/ 4 August 2006

Expert opinion

In Madlands (Penguin), Carla has just rescued a male vagrant from the clutches of two violent security guards outside a Sea Point shopping mall but, as she observes him slumped in the back seat of her car, she ponders the wisdom of her actions. Why did she take this man into her car?

‘It’s because you’re not buried,” she explains to the reader, ‘You’re still there, like a distressed carcass, all blood and stink and mess. Like him.” Who is ‘him”? The rest of this intriguing book provides amply for a parade of male (and female) figures that might qualify as haunting presences in Carla’s life history and development as a person.

Carla invites the reader on a journey into a ‘labyrinth” to discover events from her personal history that might account for her current life situation — a gradual mental disintegration in adulthood that has earned her a bipolar disorder diagnosis. So, we set off on a ‘case study” that outlines her early history. This includes Carla’s father being imprisoned before her birth on a paedophilia conviction; her depressed mother, who almost aborted Carla; sexual abuse as a small child by a domestic worker; and pregnancy at 15, aborted by an attempted suicide. Aged six, she meets her father for the first time at a prison visit, but this precipitates a terrible regression.
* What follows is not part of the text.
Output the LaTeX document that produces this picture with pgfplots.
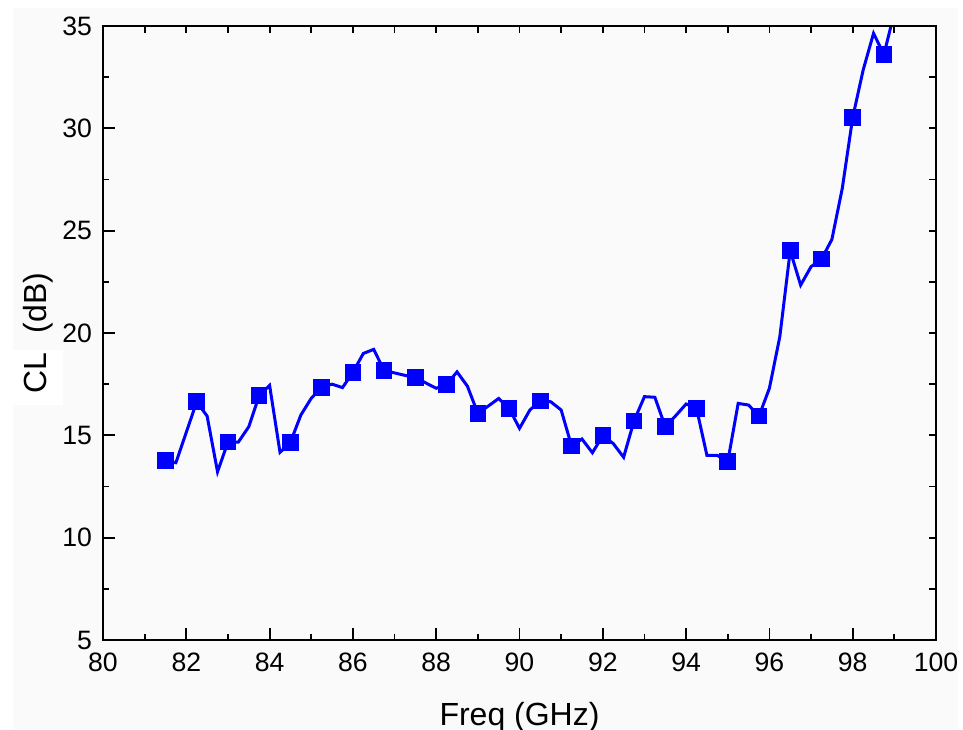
\documentclass[border=0pt]{standalone}
\usepackage{fontspec}
\setmainfont{Liberation Sans}
\usepackage{pgfplots}
\pgfplotsset{compat=1.18}

\definecolor{bggray}{RGB}{250,250,250}

\pgfplotstableread{
f cl
81.5 13.76
81.75 13.66
82.0 15.15
82.25 16.64
82.5 15.94
82.75 13.22
83.0 14.67
83.25 14.67
83.5 15.42
83.75 16.95
84.0 17.44
84.25 14.17
84.5 14.66
84.75 15.99
85.0 16.81
85.25 17.35
85.5 17.50
85.75 17.33
86.0 18.08
86.25 19.00
86.5 19.20
86.75 18.16
87.0 18.05
87.25 17.93
87.5 17.82
87.75 17.56
88.0 17.30
88.25 17.49
88.5 18.10
88.75 17.40
89.0 16.07
89.25 16.43
89.5 16.80
89.75 16.32
90.0 15.34
90.25 16.24
90.5 16.68
90.75 16.64
91.0 16.24
91.25 14.48
91.5 14.82
91.75 14.15
92.0 14.98
92.25 14.60
92.5 13.93
92.75 15.71
93.0 16.89
93.25 16.86
93.5 15.42
93.75 15.96
94.0 16.53
94.25 16.32
94.5 14.02
94.75 14.02
95.0 13.71
95.25 16.56
95.5 16.48
95.75 15.94
96.0 17.30
96.25 19.82
96.5 24.02
96.75 22.34
97.0 23.24
97.25 23.61
97.5 24.57
97.75 27.07
98.0 30.53
98.25 32.84
98.5 34.64
98.75 33.61
99.0 35.66
}\cldata

\begin{document}
\begin{tikzpicture}
  % canvas 963x729 px at 0.5pt per px
  \path[use as bounding box] (0,0) rectangle (481.5pt,364.5pt);
  \fill[bggray] (6.5pt,0) rectangle (479pt,360.5pt);
  \fill[white] (6.5pt,162pt) rectangle (31.5pt,189.5pt);
  \begin{axis}[
      at={(51.5pt,44.5pt)}, anchor=south west,
      scale only axis, width=416.5pt, height=307pt,
      xmin=80, xmax=100, ymin=5, ymax=35,
      xtick={80,82,...,100}, ytick={5,10,...,35},
      minor x tick num=1, minor y tick num=1,
      tick pos=left, tick align=inside,
      major tick length=6pt, minor tick length=3pt,
      every tick/.style={black, line width=0.9pt},
      axis line style={line width=1pt},
      /pgf/number format/assume math mode=true,
      ticklabel style={font=\fontsize{13.3}{15}\selectfont},
      xticklabel style={yshift=-3pt},
      yticklabel style={xshift=-2pt},
      label style={font=\fontsize{16}{19}\selectfont},
      xlabel={Freq (GHz)},
      xlabel style={at={(axis description cs:0.5,0)}, anchor=base, yshift=-42.5pt},
      ylabel={CL\hspace{0.6em}(dB)},
      ylabel style={at={(axis description cs:-0.078,0.5)}, anchor=center},
    ]
    \addplot[blue, line width=1.5pt, mark=square*, mark repeat=3,
      mark options={solid, mark size=3.4pt}] table[x=f, y=cl] {\cldata};
  \end{axis}
  \begin{axis}[
      at={(51.5pt,44.5pt)}, anchor=south west,
      scale only axis, width=416.5pt, height=307pt,
      xmin=80, xmax=100, ymin=5, ymax=35,
      xtick={80,81,...,100}, ytick={5,7.5,...,35},
      xticklabels={}, yticklabels={},
      tick pos=right, tick align=inside,
      major tick length=3.5pt,
      every tick/.style={black, line width=0.9pt},
      axis line style={line width=1pt},
    ]
  \end{axis}
\end{tikzpicture}
\end{document}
Central to Carla’s ‘case study” is her diagnosis by and subsequent absorption into the male psychiatric profession and its medi-cation roundabouts. But other secondary characters are given chapters of their own to describe the details of and backgrounds to their own mental problems. Throughout the book this provides a surfeit of ‘observations” and ‘descriptions” to facilitate the journey of explanation.
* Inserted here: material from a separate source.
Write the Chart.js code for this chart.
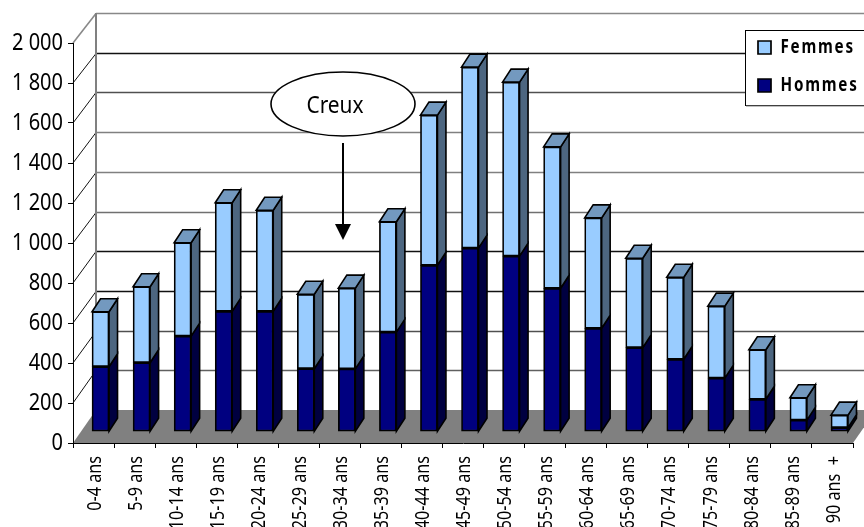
<!DOCTYPE html>
<html><head><meta charset="utf-8">
<style>html,body{margin:0;padding:0;background:#fff}canvas{display:block}</style>
<script src="https://cdn.jsdelivr.net/npm/chart.js@4"></script>
</head><body>
<canvas id="c" width="864" height="527"></canvas>
<script>
const categories = ['0-4 ans','5-9 ans','10-14 ans','15-19 ans','20-24 ans','25-29 ans','30-34 ans','35-39 ans','40-44 ans','45-49 ans','50-54 ans','55-59 ans','60-64 ans','65-69 ans','70-74 ans','75-79 ans','80-84 ans','85-89 ans','90 ans  +'];
const hommes = [325,345,478,602,602,315,314,498,832,918,878,717,517,420,362,268,162,58,20];
const femmes = [275,380,467,543,505,372,404,552,751,905,870,707,552,447,410,360,248,112,63];
const yTickLabels = {0:'0',200:'200',400:'400',600:'600',800:'800',1000:'1 000',1200:'1 200',1400:'1 400',1600:'1 600',1800:'1 800',2000:'2 000'};
const gridShades = {0:'#808080',200:'#606060',400:'#505050',600:'#111111',800:'#111111',1000:'#707070',1200:'#808080',1400:'#808080',1600:'#505050',1800:'#111111',2000:'#888888'};

const C_FEMME='#99CCFF', C_HOMME='#000080', SIDE_F='#4D6680', SIDE_H='#000040', TOP_F='#7399BF';
const FONT='"Noto Sans"';
// plot geometry of the pseudo-3D frame
const WALL_DX=23, WALL_DY_TOP=-30, WALL_DY_BOT=-33;
const BAR_DX=7, BAR_DY=-11.3, DEPTH_X=8.5, DEPTH_Y=13;

const canvas=document.getElementById('c');
const ctx=canvas.getContext('2d');
// condensed rendering of all chart text (the reference font is narrow)
const rawFill=ctx.fillText.bind(ctx);
ctx.fillText=function(t,x,y){
  const f=ctx.font, bold=f.includes('bold') || f.includes('700');
  let k=0.87;
  if(bold) k=0.8; else if(f.startsWith('20px')) k=0.81;
  ctx.save();
  ctx.translate(x,y); ctx.scale(k,1);
  if(bold) ctx.letterSpacing='2.2px';
  rawFill(t,0,0);
  ctx.restore();
};

const frame={id:'frame',
  afterLayout(chart){
    const l=chart.legend; const p=l.options.labels.padding;
    l.left=758-p; l.top=38-p; l.right=864; l.bottom=120;
  },
  beforeDraw(chart){
    const {ctx:g,chartArea:a,scales:{y}}=chart;
    const W=chart.width;
    const front=v=>y.getPixelForValue(v);
    const t=(v)=>v/y.max;
    const back=v=>front(v)+WALL_DY_BOT+(WALL_DY_TOP-WALL_DY_BOT)*t(v);
    g.save();
    // floor
    g.fillStyle='#808080';
    g.beginPath();
    g.moveTo(a.left,a.bottom);g.lineTo(a.right,a.bottom);g.lineTo(a.right+WALL_DX,back(0));g.lineTo(a.left+WALL_DX,back(0));
    g.closePath();g.fill();
    // back wall grid lines + side wall diagonals
    y.ticks.forEach(tk=>{
      const by=Math.round(back(tk.value))+0.5;
      g.strokeStyle=gridShades[tk.value];g.lineWidth=1.4;
      if(tk.value>0){g.beginPath();g.moveTo(a.left+WALL_DX,by);g.lineTo(W,by);g.stroke();}
      g.strokeStyle=tk.value===y.max?'#888888':'#111111';g.lineWidth=tk.value===y.max?1.6:1;
      if(tk.value>0){g.beginPath();g.moveTo(a.left,front(tk.value));g.lineTo(a.left+WALL_DX,by);g.stroke();}
    });
    g.strokeStyle='#808080';g.lineWidth=2;
    g.beginPath();g.moveTo(a.left+WALL_DX,back(y.max));g.lineTo(a.left+WALL_DX,back(0));g.stroke();
    // legend frame
    g.fillStyle='#fff';g.fillRect(746,30,130,75);
    g.strokeStyle='#000';g.lineWidth=1;g.strokeRect(745.5,30.5,130,75);
    g.strokeStyle='#808080';g.beginPath();g.moveTo(746,106);g.lineTo(864,106);g.stroke();
    g.restore();
  },
  beforeDatasetsDraw(chart){
    chart.ctx.save();
    chart.ctx.translate(BAR_DX,BAR_DY);
  },
  afterDatasetsDraw(chart){
    const g=chart.ctx;
    const poly=(pts,fill)=>{
      g.fillStyle=fill;g.strokeStyle='#000';g.lineWidth=1.6;g.lineJoin='miter';
      g.beginPath();pts.forEach((p,i)=>i?g.lineTo(p[0],p[1]):g.moveTo(p[0],p[1]));g.closePath();g.fill();g.stroke();
    };
    const sides=[SIDE_H,SIDE_F];
    chart.data.datasets.forEach((ds,di)=>{
      chart.getDatasetMeta(di).data.forEach(el=>{
        const p=el.getProps(['x','y','base','width'],true);
        const l=p.x-p.width/2,r=p.x+p.width/2;
        poly([[r,p.y],[r+DEPTH_X,p.y-DEPTH_Y],[r+DEPTH_X,p.base-DEPTH_Y],[r,p.base]],sides[di]);
        if(di===1) poly([[l,p.y],[l+DEPTH_X,p.y-DEPTH_Y],[r+DEPTH_X,p.y-DEPTH_Y],[r,p.y]],TOP_F);
      });
    });
    g.restore();
    // "Creux" annotation
    g.save();
    g.fillStyle='#fff';g.strokeStyle='#000';g.lineWidth=1.6;
    g.beginPath();g.ellipse(343,104,72,32,0,0,Math.PI*2);g.fill();g.stroke();
    g.fillStyle='#000';g.font='24px '+FONT;g.textAlign='center';g.textBaseline='middle';
    g.fillText('Creux',335,106);
    g.lineWidth=2;g.beginPath();g.moveTo(343,143);g.lineTo(343,226);g.stroke();
    g.beginPath();g.moveTo(335,224);g.lineTo(351,224);g.lineTo(343,240);g.closePath();g.fill();
    g.restore();
  }
};

new Chart(canvas,{
  type:'bar',
  data:{labels:categories,datasets:[
    {label:'Hommes',data:hommes,backgroundColor:C_HOMME,borderColor:'#000',borderWidth:1.7,borderSkipped:false,barThickness:17,clip:false},
    {label:'Femmes',data:femmes,backgroundColor:C_FEMME,borderColor:'#000',borderWidth:1.7,borderSkipped:false,barThickness:17,clip:false}
  ]},
  options:{
    responsive:false,animation:false,
    layout:{padding:{top:43,right:11,left:0,bottom:0}},
    plugins:{
      tooltip:{enabled:false},
      title:{display:false},
      legend:{display:true,position:'chartArea',align:'start',reverse:true,
        labels:{boxWidth:13,boxHeight:13,padding:19,color:'#000',font:{family:FONT,size:19,weight:'bold'}}}
    },
    scales:{
      x:{stacked:true,
        afterFit(s){s.height=84;s.paddingLeft=0;s.paddingRight=0;},
        grid:{display:true,drawOnChartArea:false,drawTicks:true,tickLength:5,color:'#000',offset:true},
        border:{display:true,color:'#000',width:1},
        ticks:{minRotation:90,maxRotation:90,autoSkip:false,padding:8,labelOffset:1.5,color:'#000',font:{family:FONT,size:20}}},
      y:{stacked:true,min:0,max:2000,
        afterFit(s){s.width=73;s.paddingTop=0;s.paddingBottom=0;},
        grid:{display:true,drawOnChartArea:false,drawTicks:true,tickLength:5,color:'#000'},
        border:{display:true,color:'#000',width:1},
        ticks:{stepSize:200,padding:5,color:'#000',font:{family:FONT,size:23},callback:v=>yTickLabels[v]}}
    }
  },
  plugins:[frame]
});
</script>
</body></html>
Here is something of my entry into this journey. Dr Bailey, who initially diagnoses Carla, comes under her close, unflattering scrutiny. His office is described as cell-like — a bare, dingy room permeated with a smell of urine (echo father). Bailey’s treatment fails and, after several suicide attempts, Carla is admitted to Valkenberg, a mental institution in Cape Town. Here she is assigned Dr Gold who differs from previous psychiatrists in being able to listen and not judge. Also, he behaves like a normal person.

We are assailed with prosaic details of Dr Gold’s marital problems, and Valkenberg is essentially described as a prison experience (echo father). Nonetheless, we get the message that this Goldfather is not a molester and therefore Carla can tell him the story of a certain Dr Courtney, her previous psychiatrist. Dr Courtney turns out to be a serial molester — of female patients — but Carla was his special lover. This case diary ends with Dr Courtney being tried for misconduct, for which he receives a prison sentence (echo father). In spite of his crimes. Dr Courtney is the only one to suggest a psycho-dynamic explanation: that Carla’s self-destructiveness, rootlessness (capacity to identify with vagrants) and poor impulse control were to do with the absence of a good male figure in her life. As the ‘misguided artist of her own life” she would continue to search for ‘him” in all the wrong places — until, presumably, she had met up with Dr Courtney.

While this is a perverse formulation, it nonetheless reflects the irresistible theme of this book, as we shall discover at the end — the role of sound father attachment in mental stability.

The way the story unfolds — through a variety of individual voices, each a case study — works against emotional involvement between the characters. There are long stretches where the relationships between individual voices lack texture, tension and drama. Even when Carla describes herself during Dr Courtney’s trial as not simply a victim, but an ‘enthusiastic partner”, we have no real impression of her inner conflict in the matter. It is as if the theme of madness should be sufficient to mobilise the reader’s sympathy.

Such privileging of individual observation and description, however, skews the portrayal of the bipolar experience itself. An important aspect of a bipolar mental state, in addition to the individual suffering it reflects, is the interpersonal chaos it causes — how the ‘illness” is lived out between people.

When someone starts talking animatedly into the remote or liquidating his or her assets harum-scarum, it’s someone else sinking lower and lower into abject concern and panic. When that same person cannot get out of bed for three days or starts speaking in catatonic murmurs, it’s someone else who scrambles around for solutions. The bipolarity refers not only to inside, but to what goes on between inside and outside. In this sense it provides an ideal opportunity, in dramatic terms, for a portrayal of a disturbance of this kind, or any other. This opportunity may have been missed in this book, leading to the reader becoming less involved emotionally in Carla’s fate.

The need for explanation over dramatic tension has its most telling effect on how the story ends. In the final pages the reader is transported giddily into an improbable melodrama of reconciliation, coincidental causation and the kind of plot resolution that leaves the reader aghast. Perhaps this type of ending captures something quintessential about a bipolar state of mind — the pull (or push) towards magical, omnipotent thinking (and writing) as a means of coping with life’s harsh but mysterious agonies and contradictions.